* [What you are asked to do]: Reproduce the listing below without changes, except that pictures are left out.

* [Information supplied]:

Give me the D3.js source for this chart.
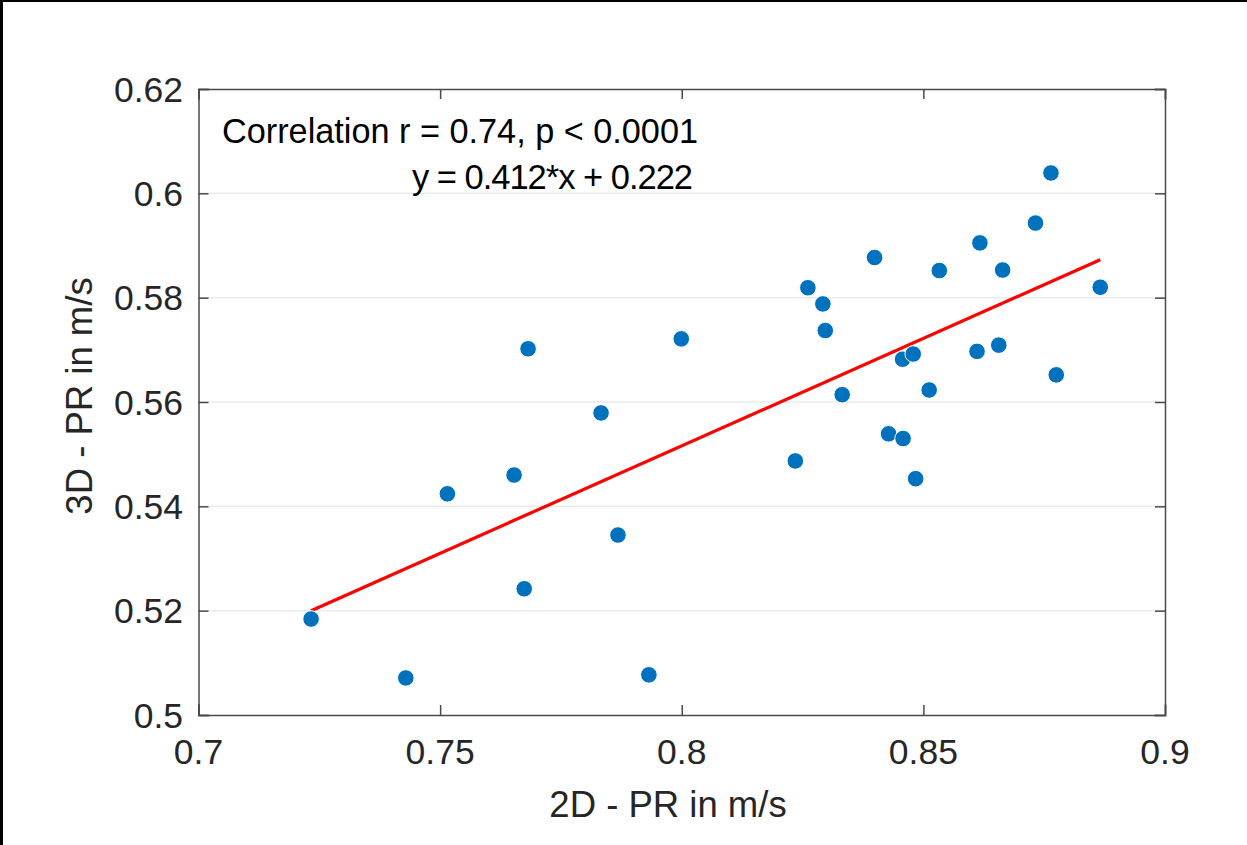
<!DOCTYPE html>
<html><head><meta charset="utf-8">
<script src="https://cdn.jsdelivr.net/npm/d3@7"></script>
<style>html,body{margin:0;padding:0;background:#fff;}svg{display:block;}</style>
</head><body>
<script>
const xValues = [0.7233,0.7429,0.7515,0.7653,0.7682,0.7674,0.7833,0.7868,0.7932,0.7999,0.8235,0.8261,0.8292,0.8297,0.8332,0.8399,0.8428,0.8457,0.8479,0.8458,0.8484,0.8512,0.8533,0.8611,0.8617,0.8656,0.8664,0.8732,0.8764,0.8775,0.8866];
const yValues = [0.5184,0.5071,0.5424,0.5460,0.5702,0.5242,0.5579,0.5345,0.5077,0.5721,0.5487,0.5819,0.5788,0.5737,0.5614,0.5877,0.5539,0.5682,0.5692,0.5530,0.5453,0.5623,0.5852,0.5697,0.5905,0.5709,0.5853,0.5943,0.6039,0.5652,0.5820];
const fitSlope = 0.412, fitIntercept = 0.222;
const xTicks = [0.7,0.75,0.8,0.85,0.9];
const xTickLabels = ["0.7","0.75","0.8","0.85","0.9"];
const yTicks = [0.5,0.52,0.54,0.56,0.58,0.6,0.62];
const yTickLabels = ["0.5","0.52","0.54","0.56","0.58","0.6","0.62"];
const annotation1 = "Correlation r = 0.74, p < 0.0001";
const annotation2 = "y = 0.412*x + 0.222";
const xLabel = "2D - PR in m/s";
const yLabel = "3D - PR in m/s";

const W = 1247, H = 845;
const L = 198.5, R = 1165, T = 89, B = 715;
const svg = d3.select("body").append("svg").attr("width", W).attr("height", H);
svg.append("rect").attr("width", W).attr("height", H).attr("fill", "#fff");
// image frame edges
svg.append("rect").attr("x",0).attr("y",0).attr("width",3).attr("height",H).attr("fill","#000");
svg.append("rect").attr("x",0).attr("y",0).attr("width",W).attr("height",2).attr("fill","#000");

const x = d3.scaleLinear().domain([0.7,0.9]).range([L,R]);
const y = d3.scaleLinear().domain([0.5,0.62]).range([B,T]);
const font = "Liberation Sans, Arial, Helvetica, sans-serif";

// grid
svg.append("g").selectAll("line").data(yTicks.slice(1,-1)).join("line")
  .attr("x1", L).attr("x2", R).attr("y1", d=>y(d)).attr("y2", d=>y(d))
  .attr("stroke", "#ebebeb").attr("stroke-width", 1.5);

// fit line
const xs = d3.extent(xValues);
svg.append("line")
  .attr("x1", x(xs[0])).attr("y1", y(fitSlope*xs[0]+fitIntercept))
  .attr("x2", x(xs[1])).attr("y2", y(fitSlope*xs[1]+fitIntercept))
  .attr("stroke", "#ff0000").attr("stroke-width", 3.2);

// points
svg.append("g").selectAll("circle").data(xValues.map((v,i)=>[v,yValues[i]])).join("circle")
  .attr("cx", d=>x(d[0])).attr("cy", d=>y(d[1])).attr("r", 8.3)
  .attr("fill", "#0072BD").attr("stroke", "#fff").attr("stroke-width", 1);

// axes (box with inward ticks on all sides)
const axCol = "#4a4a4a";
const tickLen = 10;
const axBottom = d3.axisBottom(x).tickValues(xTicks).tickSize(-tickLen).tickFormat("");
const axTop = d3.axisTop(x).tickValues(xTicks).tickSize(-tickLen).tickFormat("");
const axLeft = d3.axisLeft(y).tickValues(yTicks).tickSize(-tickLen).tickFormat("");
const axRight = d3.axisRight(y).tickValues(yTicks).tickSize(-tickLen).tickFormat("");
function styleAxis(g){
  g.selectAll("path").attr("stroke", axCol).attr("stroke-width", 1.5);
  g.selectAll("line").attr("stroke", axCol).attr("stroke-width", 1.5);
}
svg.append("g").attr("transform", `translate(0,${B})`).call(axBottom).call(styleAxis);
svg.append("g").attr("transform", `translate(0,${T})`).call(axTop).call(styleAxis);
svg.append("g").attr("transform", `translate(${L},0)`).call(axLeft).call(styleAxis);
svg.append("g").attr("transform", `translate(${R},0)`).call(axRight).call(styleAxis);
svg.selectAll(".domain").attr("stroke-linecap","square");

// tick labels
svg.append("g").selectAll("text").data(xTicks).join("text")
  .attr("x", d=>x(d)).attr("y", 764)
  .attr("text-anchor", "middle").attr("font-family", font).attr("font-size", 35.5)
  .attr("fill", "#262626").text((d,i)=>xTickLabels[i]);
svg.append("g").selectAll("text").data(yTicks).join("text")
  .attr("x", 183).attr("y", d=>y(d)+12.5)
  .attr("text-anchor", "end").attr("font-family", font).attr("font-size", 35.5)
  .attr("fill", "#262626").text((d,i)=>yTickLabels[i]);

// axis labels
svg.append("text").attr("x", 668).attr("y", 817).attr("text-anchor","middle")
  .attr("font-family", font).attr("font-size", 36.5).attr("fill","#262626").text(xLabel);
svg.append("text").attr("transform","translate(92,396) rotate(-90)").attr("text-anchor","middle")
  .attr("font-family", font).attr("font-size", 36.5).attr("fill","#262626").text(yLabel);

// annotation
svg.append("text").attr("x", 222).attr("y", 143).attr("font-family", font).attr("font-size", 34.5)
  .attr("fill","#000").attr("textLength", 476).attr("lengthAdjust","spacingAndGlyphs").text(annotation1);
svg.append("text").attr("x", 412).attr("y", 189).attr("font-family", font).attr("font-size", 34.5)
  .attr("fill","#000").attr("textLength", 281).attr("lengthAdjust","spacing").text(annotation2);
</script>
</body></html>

* [Solution below]:
Give me the D3.js source for this chart.
<!DOCTYPE html>
<html><head><meta charset="utf-8">
<script src="https://cdn.jsdelivr.net/npm/d3@7"></script>
<style>html,body{margin:0;padding:0;background:#fff;}svg{display:block;}</style>
</head><body>
<script>
const xValues = [0.7233,0.7429,0.7515,0.7653,0.7682,0.7674,0.7833,0.7868,0.7932,0.7999,0.8235,0.8261,0.8292,0.8297,0.8332,0.8399,0.8428,0.8457,0.8479,0.8458,0.8484,0.8512,0.8533,0.8611,0.8617,0.8656,0.8664,0.8732,0.8764,0.8775,0.8866];
const yValues = [0.5184,0.5071,0.5424,0.5460,0.5702,0.5242,0.5579,0.5345,0.5077,0.5721,0.5487,0.5819,0.5788,0.5737,0.5614,0.5877,0.5539,0.5682,0.5692,0.5530,0.5453,0.5623,0.5852,0.5697,0.5905,0.5709,0.5853,0.5943,0.6039,0.5652,0.5820];
const fitSlope = 0.412, fitIntercept = 0.222;
const xTicks = [0.7,0.75,0.8,0.85,0.9];
const xTickLabels = ["0.7","0.75","0.8","0.85","0.9"];
const yTicks = [0.5,0.52,0.54,0.56,0.58,0.6,0.62];
const yTickLabels = ["0.5","0.52","0.54","0.56","0.58","0.6","0.62"];
const annotation1 = "Correlation r = 0.74, p < 0.0001";
const annotation2 = "y = 0.412*x + 0.222";
const xLabel = "2D - PR in m/s";
const yLabel = "3D - PR in m/s";

const W = 1247, H = 845;
const L = 198.5, R = 1165, T = 89, B = 715;
const svg = d3.select("body").append("svg").attr("width", W).attr("height", H);
svg.append("rect").attr("width", W).attr("height", H).attr("fill", "#fff");
// image frame edges
svg.append("rect").attr("x",0).attr("y",0).attr("width",3).attr("height",H).attr("fill","#000");
svg.append("rect").attr("x",0).attr("y",0).attr("width",W).attr("height",2).attr("fill","#000");

const x = d3.scaleLinear().domain([0.7,0.9]).range([L,R]);
const y = d3.scaleLinear().domain([0.5,0.62]).range([B,T]);
const font = "Liberation Sans, Arial, Helvetica, sans-serif";

// grid
svg.append("g").selectAll("line").data(yTicks.slice(1,-1)).join("line")
  .attr("x1", L).attr("x2", R).attr("y1", d=>y(d)).attr("y2", d=>y(d))
  .attr("stroke", "#ebebeb").attr("stroke-width", 1.5);

// fit line
const xs = d3.extent(xValues);
svg.append("line")
  .attr("x1", x(xs[0])).attr("y1", y(fitSlope*xs[0]+fitIntercept))
  .attr("x2", x(xs[1])).attr("y2", y(fitSlope*xs[1]+fitIntercept))
  .attr("stroke", "#ff0000").attr("stroke-width", 3.2);

// points
svg.append("g").selectAll("circle").data(xValues.map((v,i)=>[v,yValues[i]])).join("circle")
  .attr("cx", d=>x(d[0])).attr("cy", d=>y(d[1])).attr("r", 8.3)
  .attr("fill", "#0072BD").attr("stroke", "#fff").attr("stroke-width", 1);

// axes (box with inward ticks on all sides)
const axCol = "#4a4a4a";
const tickLen = 10;
const axBottom = d3.axisBottom(x).tickValues(xTicks).tickSize(-tickLen).tickFormat("");
const axTop = d3.axisTop(x).tickValues(xTicks).tickSize(-tickLen).tickFormat("");
const axLeft = d3.axisLeft(y).tickValues(yTicks).tickSize(-tickLen).tickFormat("");
const axRight = d3.axisRight(y).tickValues(yTicks).tickSize(-tickLen).tickFormat("");
function styleAxis(g){
  g.selectAll("path").attr("stroke", axCol).attr("stroke-width", 1.5);
  g.selectAll("line").attr("stroke", axCol).attr("stroke-width", 1.5);
}
svg.append("g").attr("transform", `translate(0,${B})`).call(axBottom).call(styleAxis);
svg.append("g").attr("transform", `translate(0,${T})`).call(axTop).call(styleAxis);
svg.append("g").attr("transform", `translate(${L},0)`).call(axLeft).call(styleAxis);
svg.append("g").attr("transform", `translate(${R},0)`).call(axRight).call(styleAxis);
svg.selectAll(".domain").attr("stroke-linecap","square");

// tick labels
svg.append("g").selectAll("text").data(xTicks).join("text")
  .attr("x", d=>x(d)).attr("y", 764)
  .attr("text-anchor", "middle").attr("font-family", font).attr("font-size", 35.5)
  .attr("fill", "#262626").text((d,i)=>xTickLabels[i]);
svg.append("g").selectAll("text").data(yTicks).join("text")
  .attr("x", 183).attr("y", d=>y(d)+12.5)
  .attr("text-anchor", "end").attr("font-family", font).attr("font-size", 35.5)
  .attr("fill", "#262626").text((d,i)=>yTickLabels[i]);

// axis labels
svg.append("text").attr("x", 668).attr("y", 817).attr("text-anchor","middle")
  .attr("font-family", font).attr("font-size", 36.5).attr("fill","#262626").text(xLabel);
svg.append("text").attr("transform","translate(92,396) rotate(-90)").attr("text-anchor","middle")
  .attr("font-family", font).attr("font-size", 36.5).attr("fill","#262626").text(yLabel);

// annotation
svg.append("text").attr("x", 222).attr("y", 143).attr("font-family", font).attr("font-size", 34.5)
  .attr("fill","#000").attr("textLength", 476).attr("lengthAdjust","spacingAndGlyphs").text(annotation1);
svg.append("text").attr("x", 412).attr("y", 189).attr("font-family", font).attr("font-size", 34.5)
  .attr("fill","#000").attr("textLength", 281).attr("lengthAdjust","spacing").text(annotation2);
</script>
</body></html>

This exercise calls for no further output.